**BRIEF:** Output the line that holds "What React, TypeScript", the line that holds "const colors = ['#9ccdfe'];", and every line between them, exactly, but none of the pictures.
>> BEGIN EXTRACTED RECORDS
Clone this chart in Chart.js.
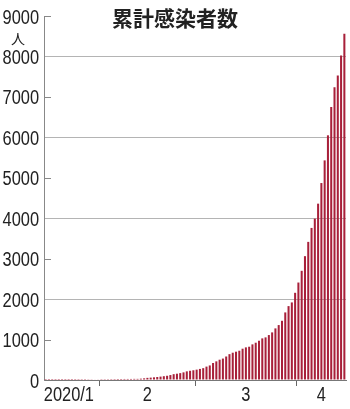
<!DOCTYPE html>
<html>
<head>
<meta charset="utf-8">
<script src="https://cdn.jsdelivr.net/npm/chart.js@4/dist/chart.umd.min.js"></script>
<style>
  body { margin: 0; background: #fff; }
  #wrap { position: relative; width: 350px; height: 409px; }
  #title {
    position: absolute; left: 0; width: 350px; top: 5px; text-align: center;
    font: bold 21px "Noto Sans CJK JP", sans-serif; line-height: 24px; color: #222;
  }
  #unit {
    position: absolute; left: 10px; top: 30px; width: 16px; text-align: center;
    font: 14px "Noto Sans CJK JP", sans-serif; line-height: 16px; color: #222;
  }
</style>
</head>
<body>
<div id="wrap">
  <canvas id="chart" width="350" height="409"></canvas>
  <div id="title">累計感染者数</div>
  <div id="unit">人</div>
</div>
<script>
// 2020/1/15 ~ 4/15 の累計感染者数 (人)
const casesJan = [1, 1, 1, 1, 1, 1, 1, 1, 1, 2, 3, 4, 4, 7, 8, 11, 15];
const casesFeb = [20, 20, 20, 22, 23, 25, 25, 26, 26, 26, 28, 28, 33, 41, 53, 59, 66, 74, 84, 94,
                  105, 122, 144, 156, 170, 189, 214, 228, 241];
const casesMar = [256, 274, 293, 331, 360, 420, 461, 502, 530, 581, 639, 675, 700, 724, 774, 807,
                  823, 881, 922, 971, 1029, 1054, 1111, 1177, 1276, 1358, 1464, 1671, 1827, 1918, 2156];
const casesApr = [2410, 2700, 3062, 3415, 3760, 3990, 4360, 4870, 5430, 6050, 6750, 7240, 7530, 8025, 8560];

const months = [
  { m: 1, first: 15, values: casesJan },
  { m: 2, first: 1, values: casesFeb },
  { m: 3, first: 1, values: casesMar },
  { m: 4, first: 1, values: casesApr }
];
const monthLabels = ['2020/1', '2', '3', '4'];
const yTicks = [0, 1000, 2000, 3000, 4000, 5000, 6000, 7000, 8000, 9000];

const labels = [];
const values = [];
const monthStart = {};   // index -> true where a month begins
const monthRange = [];   // [first index, last index] of each month
months.forEach((mo, k) => {
  const start = labels.length;
  mo.values.forEach((v, d) => {
    labels.push(mo.m + '/' + (mo.first + d));
    values.push(v);
  });
  if (k > 0) monthStart[start] = true;
  monthRange.push([start, labels.length - 1]);
});

// 目盛りの数字は細めの書体なので横に縮めて描く
const squeeze = 0.82;
const labelFont = '20px "Liberation Sans", Arial, sans-serif';

const axisText = {
  id: 'axisText',
  afterDraw(chart) {
    const ctx = chart.ctx;
    const x = chart.scales.x;
    const y = chart.scales.y;
    const area = chart.chartArea;
    ctx.save();

    // 奇数目盛りの内向きの短いひげ
    ctx.strokeStyle = '#888';
    ctx.lineWidth = 1;
    yTicks.forEach(v => {
      if (v % 2000 === 0) return;
      const py = Math.round(y.getPixelForValue(v)) + 0.5;
      ctx.beginPath();
      ctx.moveTo(area.left, py);
      ctx.lineTo(area.left + 7, py);
      ctx.stroke();
    });

    ctx.fillStyle = '#222';
    ctx.font = labelFont;
    ctx.textBaseline = 'alphabetic';

    ctx.textAlign = 'right';
    yTicks.forEach(v => {
      ctx.save();
      ctx.translate(area.left - 5, y.getPixelForValue(v) + 7.5);
      ctx.scale(squeeze, 1);
      ctx.fillText(String(v), 0, 0);
      ctx.restore();
    });

    ctx.textAlign = 'center';
    monthRange.forEach(([a, b], k) => {
      const cx = (x.getPixelForValue(a) + x.getPixelForValue(b)) / 2 - (k === 0 ? 3 : 0);
      ctx.save();
      ctx.translate(cx, area.bottom + 21);
      ctx.scale(squeeze, 1);
      ctx.fillText(monthLabels[k], 0, 0);
      ctx.restore();
    });
    ctx.restore();
  }
};

new Chart(document.getElementById('chart'), {
  type: 'bar',
  data: {
    labels: labels,
    datasets: [{
      data: values,
      backgroundColor: '#a8203a',
      barPercentage: 0.62,
      categoryPercentage: 1
    }]
  },
  options: {
    responsive: false,
    animation: false,
    devicePixelRatio: 1,
    layout: { padding: { top: 16, right: 4, left: 0, bottom: 0 } },
    plugins: { legend: { display: false }, tooltip: { enabled: false } },
    scales: {
      x: {
        offset: true,
        afterFit: s => { s.height = 29; },
        border: { display: true, color: '#777' },
        grid: {
          offset: true,
          drawOnChartArea: false,
          drawTicks: true,
          tickLength: 6,
          color: c => monthStart[c.index] ? '#666' : 'rgba(0,0,0,0)'
        },
        ticks: {
          autoSkip: false,
          maxRotation: 0,
          minRotation: 0,
          padding: 0,
          callback: () => ''
        }
      },
      y: {
        min: 0,
        max: 9000,
        z: 1,
        afterFit: s => { s.width = 44; },
        afterBuildTicks: s => { s.ticks = yTicks.map(v => ({ value: v })); },
        border: { display: true, color: '#888' },
        grid: {
          drawTicks: false,
          color: c => (c.tick && c.tick.value > 0 && c.tick.value % 2000 === 0) ? '#b4b4b4' : 'rgba(0,0,0,0)'
        },
        ticks: {
          padding: 5,
          callback: () => ''
        }
      }
    }
  },
  plugins: [axisText]
});
</script>
</body>
</html>
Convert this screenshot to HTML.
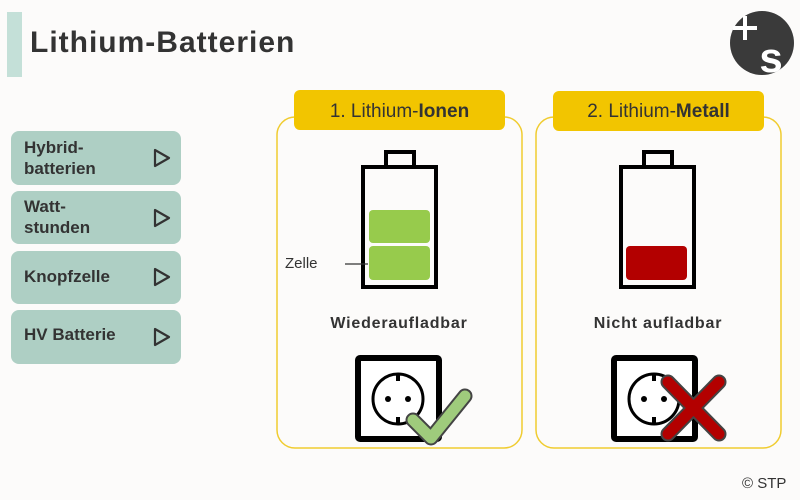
<!DOCTYPE html>
<html><head><meta charset="utf-8"><style>
html,body{margin:0;padding:0;background:#fcfbfa;}
body{width:800px;height:500px;overflow:hidden;}
svg{display:block}
</style></head><body>
<svg width="800" height="500" viewBox="0 0 800 500" xmlns="http://www.w3.org/2000/svg" font-family="Liberation Sans, sans-serif">
<rect width="800" height="500" fill="#fcfbfa"/>
<rect x="7" y="12" width="15" height="65" fill="#c4e0d8"/>
<text x="30" y="52" font-size="30" font-weight="bold" fill="#333" letter-spacing="1">Lithium-Batterien</text>
<circle cx="762" cy="43" r="32" fill="#3a3a3a"/>
<path d="M745 16 V40 M733 28 H757" stroke="#fff" stroke-width="4"/>
<text x="771" y="72" font-size="42" font-weight="bold" fill="#fff" text-anchor="middle">s</text>

<g font-size="17" font-weight="bold" fill="#333">
<rect x="11" y="131" width="170" height="54" rx="8" fill="#aecfc4"/>
<text x="24" y="153">Hybrid-</text><text x="24" y="174">batterien</text>
<rect x="11" y="191" width="170" height="53" rx="8" fill="#aecfc4"/>
<text x="24" y="212">Watt-</text><text x="24" y="233">stunden</text>
<rect x="11" y="251" width="170" height="53" rx="8" fill="#aecfc4"/>
<text x="24" y="282">Knopfzelle</text>
<rect x="11" y="310" width="170" height="54" rx="8" fill="#aecfc4"/>
<text x="24" y="340">HV Batterie</text>
</g>
<g fill="none" stroke="#333" stroke-width="2.2" stroke-linejoin="round">
<path d="M155 150 L169 158 L155 166 Z"/>
<path d="M155 210 L169 218 L155 226 Z"/>
<path d="M155 269 L169 277 L155 285 Z"/>
<path d="M155 329 L169 337 L155 345 Z"/>
</g>

<rect x="277" y="117" width="245" height="331" rx="18" fill="none" stroke="#f0cc30" stroke-width="1.5"/>
<rect x="536" y="117" width="245" height="331" rx="18" fill="none" stroke="#f0cc30" stroke-width="1.5"/>
<rect x="294" y="90" width="211" height="40" rx="6" fill="#f2c500"/>
<rect x="553" y="91" width="211" height="40" rx="6" fill="#f2c500"/>
<text x="399.5" y="117" font-size="19" fill="#333" text-anchor="middle">1. Lithium-<tspan font-weight="bold">Ionen</tspan></text>
<text x="658.5" y="117" font-size="19" fill="#333" text-anchor="middle">2. Lithium-<tspan font-weight="bold">Metall</tspan></text>

<g fill="none" stroke="#000" stroke-width="4">
<rect x="363" y="167" width="73" height="120"/>
<rect x="386" y="152" width="28" height="15"/>
<rect x="621" y="167" width="73" height="120"/>
<rect x="644" y="152" width="28" height="15"/>
</g>
<rect x="369" y="210" width="61" height="33" rx="4" fill="#97cb4c"/>
<rect x="369" y="246" width="61" height="34" rx="4" fill="#97cb4c"/>
<rect x="626" y="246" width="61" height="34" rx="4" fill="#b30000"/>
<text x="285" y="268" font-size="15" fill="#333">Zelle</text>
<line x1="345" y1="264" x2="368" y2="264" stroke="#333" stroke-width="1.2"/>

<text x="399" y="328" font-size="16" font-weight="bold" fill="#333" text-anchor="middle" letter-spacing="0.8">Wiederaufladbar</text>
<text x="658" y="328" font-size="16" font-weight="bold" fill="#333" text-anchor="middle" letter-spacing="0.8">Nicht aufladbar</text>

<g>
<rect x="358" y="358" width="81" height="81" rx="2" fill="#fff" stroke="#000" stroke-width="6"/>
<circle cx="398" cy="399" r="25" fill="none" stroke="#000" stroke-width="3"/>
<rect x="396" y="373" width="4" height="8" fill="#000"/><rect x="396" y="417" width="4" height="8" fill="#000"/>
<circle cx="388" cy="399" r="3" fill="#000"/><circle cx="408" cy="399" r="3" fill="#000"/>
<path d="M413 420 L431 438 L465 396" fill="none" stroke="#444" stroke-width="15" stroke-linecap="round" stroke-linejoin="round"/>
<path d="M413 420 L431 438 L465 396" fill="none" stroke="#9fcb7c" stroke-width="11" stroke-linecap="round" stroke-linejoin="round"/>
</g>
<g>
<rect x="614" y="358" width="81" height="81" rx="2" fill="#fff" stroke="#000" stroke-width="6"/>
<circle cx="654" cy="399" r="25" fill="none" stroke="#000" stroke-width="3"/>
<rect x="652" y="373" width="4" height="8" fill="#000"/><rect x="652" y="417" width="4" height="8" fill="#000"/>
<circle cx="644" cy="399" r="3" fill="#000"/><circle cx="664" cy="399" r="3" fill="#000"/>
<path d="M668 382 L719 434 M719 382 L668 434" fill="none" stroke="#444" stroke-width="15" stroke-linecap="round"/>
<path d="M668 382 L719 434 M719 382 L668 434" fill="none" stroke="#b30000" stroke-width="11" stroke-linecap="round"/>
</g>

<text x="742" y="488" font-size="15" fill="#333">© STP</text>
</svg>
</body></html>
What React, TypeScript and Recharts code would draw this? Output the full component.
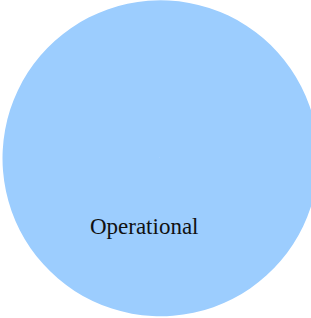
import React from 'react';
import { PieChart, Pie, Cell } from 'recharts';

const categories = ['Operational'];
const shares = [100];
const colors = ['#9ccdfe'];

const chartData = categories.map((name, i) => ({ name, value: shares[i] }));

// label sits on the slice mid angle, about half way out, baseline on that point
const renderLabel = (props: any) => {
  const { cx, cy, midAngle, outerRadius, name } = props;
  const rad = (Math.PI / 180) * midAngle;
  const r = outerRadius * 0.49;
  const x = cx + r * Math.cos(-rad);
  const y = cy + r * Math.sin(-rad);
  return (
    <text
      x={x}
      y={y}
      textAnchor="middle"
      fill="#111"
      fontFamily="'Liberation Serif', serif"
      fontSize={23}
    >
      {name}
    </text>
  );
};

const App: React.FC = () => {
  return (
    <div style={{ position: 'absolute', left: 0, top: 0 }}>
      <PieChart width={311} height={318} margin={{ top: 0, right: 0, bottom: 0, left: 0 }}>
        <Pie
          data={chartData}
          dataKey="value"
          nameKey="name"
          cx={159}
          cy={158}
          outerRadius={158}
          startAngle={79}
          endAngle={439}
          stroke="none"
          label={renderLabel}
          labelLine={false}
          isAnimationActive={false}
        >
          {chartData.map((d, i) => (
            <Cell key={d.name} fill={colors[i]} />
          ))}
        </Pie>
      </PieChart>
    </div>
  );
};

export default App;
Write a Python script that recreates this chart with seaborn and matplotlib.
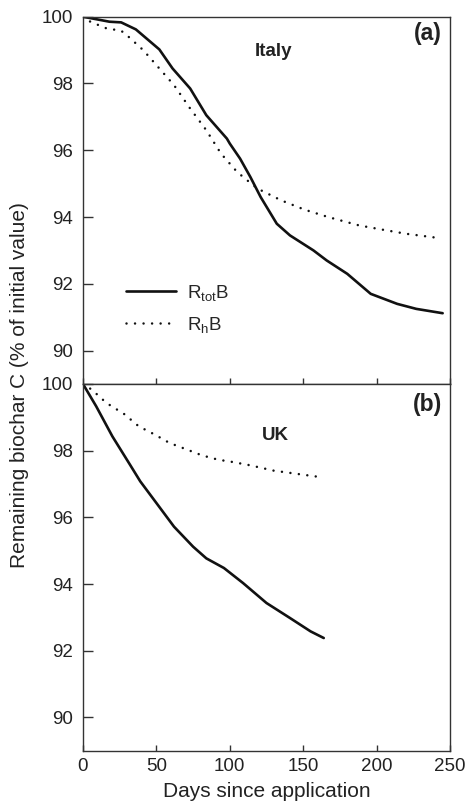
>> END EXTRACTED RECORDS
**OUTPUT FOR THIS TASK:**
What React, TypeScript and Recharts code would draw this? Output the full component.
import React from 'react';
import { PieChart, Pie, Cell } from 'recharts';

const categories = ['Operational'];
const shares = [100];
const colors = ['#9ccdfe'];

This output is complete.